Lena Dunham’s Boobs Will Outlast Us All
11:36 am, August 29th | by Colette McIntyre
One thing we absolutely love about Lena Dunham is her complete dismissal of all the haters: while the entire Internet boils over with body snark and rage every time Dunham removes an article of clothing on Girls, the writer/actress/director/troll foil continues to get naked, cast smokin’ hot babes like Michael Vartan and Donald Glover as her love interests, and collect her millions.

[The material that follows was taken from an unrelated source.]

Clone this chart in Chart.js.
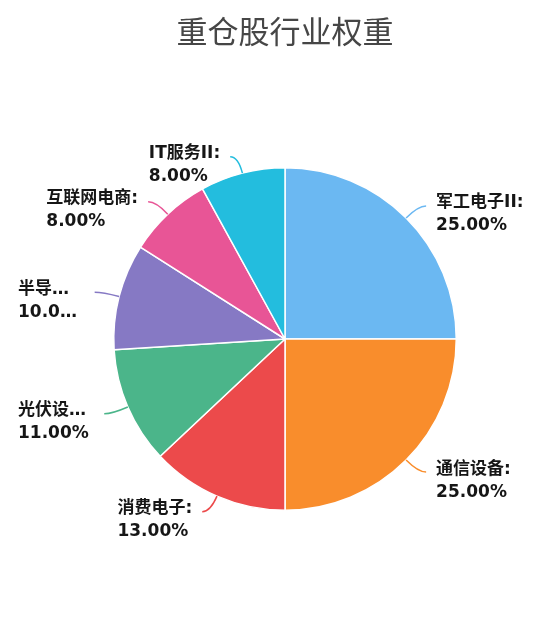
<!DOCTYPE html>
<html>
<head>
<meta charset="utf-8">
<script src="https://cdn.jsdelivr.net/npm/chart.js@4/dist/chart.umd.min.js"></script>
<style>
  html, body { margin: 0; padding: 0; background: #ffffff; }
  #wrap { width: 550px; height: 628px; }
</style>
</head>
<body>
<div id="wrap"><canvas id="c" width="550" height="628"></canvas></div>
<script>
const titleText = '重仓股行业权重';
const categories = ['军工电子II', '通信设备', '消费电子', '光伏设备', '半导体设备', '互联网电商', 'IT服务II'];
const weights = [25, 25, 13, 11, 10, 8, 8];
const colors = ['#6BB8F2', '#F98D2C', '#EC4A4B', '#4BB58A', '#8679C4', '#E85596', '#23BDDE'];

const LABEL_FONT = 'bold 17px "DejaVu Sans", "Noto Sans CJK SC", sans-serif';

function truncate(ctx, text, maxW) {
  if (ctx.measureText(text).width <= maxW) return text;
  let s = text;
  while (s.length > 0 && ctx.measureText(s + '…').width > maxW) s = s.slice(0, -1);
  return s + '…';
}

const outsideLabels = {
  id: 'outsideLabels',
  afterDatasetsDraw(chart) {
    const ctx = chart.ctx;
    const meta = chart.getDatasetMeta(0);
    const data = chart.data.datasets[0].data;
    const total = data.reduce((a, b) => a + b, 0);
    ctx.save();
    ctx.font = LABEL_FONT;
    meta.data.forEach((arc, i) => {
      const p = arc.getProps(['x', 'y', 'startAngle', 'endAngle', 'outerRadius'], true);
      const mid = (p.startAngle + p.endAngle) / 2;
      const cx = Math.cos(mid), cy = Math.sin(mid);
      const x0 = p.x + cx * p.outerRadius, y0 = p.y + cy * p.outerRadius;
      const x1 = x0 + cx * 17, y1 = y0 + cy * 17;
      const side = cx >= 0 ? 1 : -1;
      const x2 = x1 + side * 8, y2 = y1;
      ctx.strokeStyle = colors[i];
      ctx.lineWidth = 1.5;
      ctx.beginPath();
      ctx.moveTo(x0, y0);
      ctx.quadraticCurveTo(x1, y1, x2, y2);
      ctx.stroke();

      const gap = 10;
      const full1 = chart.data.labels[i] + ':';
      const full2 = (data[i] / total * 100).toFixed(2) + '%';
      let l1, l2, left;
      ctx.fillStyle = '#161616';
      ctx.textBaseline = 'middle';
      ctx.textAlign = 'left';
      if (side > 0) {
        left = x2 + gap;
        const maxW = chart.width - 4 - left;
        l1 = truncate(ctx, full1, maxW);
        l2 = truncate(ctx, full2, maxW);
      } else {
        const right = x2 - gap;
        const boxLeft = 18;
        const maxW = right - boxLeft - 3;
        l1 = truncate(ctx, full1, maxW);
        l2 = truncate(ctx, full2, maxW);
        if (l1 !== full1 || l2 !== full2) {
          left = boxLeft;
        } else {
          const w = Math.max(ctx.measureText(l1).width, ctx.measureText(l2).width);
          left = right - w;
        }
      }
      const ty = y2 - 3;
      ctx.fillText(l1, left, ty);
      ctx.fillText(l2, left, ty + 23);
    });
    ctx.restore();
  },
  afterDraw(chart) {
    const ctx = chart.ctx;
    ctx.save();
    ctx.font = '31px "Noto Sans CJK SC", sans-serif';
    ctx.fillStyle = '#464646';
    ctx.textAlign = 'center';
    ctx.textBaseline = 'middle';
    ctx.fillText(titleText, 285, 31);
    ctx.restore();
  }
};

new Chart(document.getElementById('c'), {
  type: 'pie',
  data: {
    labels: categories,
    datasets: [{
      data: weights,
      backgroundColor: colors,
      borderColor: '#ffffff',
      borderWidth: 1.5
    }]
  },
  options: {
    responsive: false,
    animation: false,
    layout: { padding: { top: 167, bottom: 117, left: 20, right: 0 } },
    plugins: {
      legend: { display: false },
      tooltip: { enabled: false },
      title: { display: false }
    }
  },
  plugins: [outsideLabels]
});
</script>
</body>
</html>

Sometimes we think that Dunham’s boobs will outlive us all, that the only creatures who will survive to populate a post-apocalyptic Earth will be Cher, cockroaches, and Lena Dunham’s rack. (Wait, how hasn’t anyone turned that into a graphic novel yet?!) Somehow we find that thought comforting.
In the October issue of Marie Claire UK, Dunham discusses her frequent nudity on Girls:
I always hope that I’ll know when I no longer need to show my breasts for good. Like I’ll know when to pack it in and put a bra on. That is my prayer to the universe. But then, maybe it will be really important that I do it when I’m 60. Who knows? I don’t think I’d be able to do this and put myself in all these situations on camera that are kind of humiliating and uncomfortable. Nobody wants to sit there doggy-style for ten hours while they shoot or whatever. It’s not sexy or glamorous. I don’t think I’d be able to do that if I didn’t think it was essentially important in my contribution to the world.
Don’t worry, Lena Dunham, your breasts are welcomed to stay as long as they want. We have a guest house out back; your boobs can take as much time as they need, you know, just stay until they get back on their feet. You’re not putting us out by putting those out. It’s really no problem at all.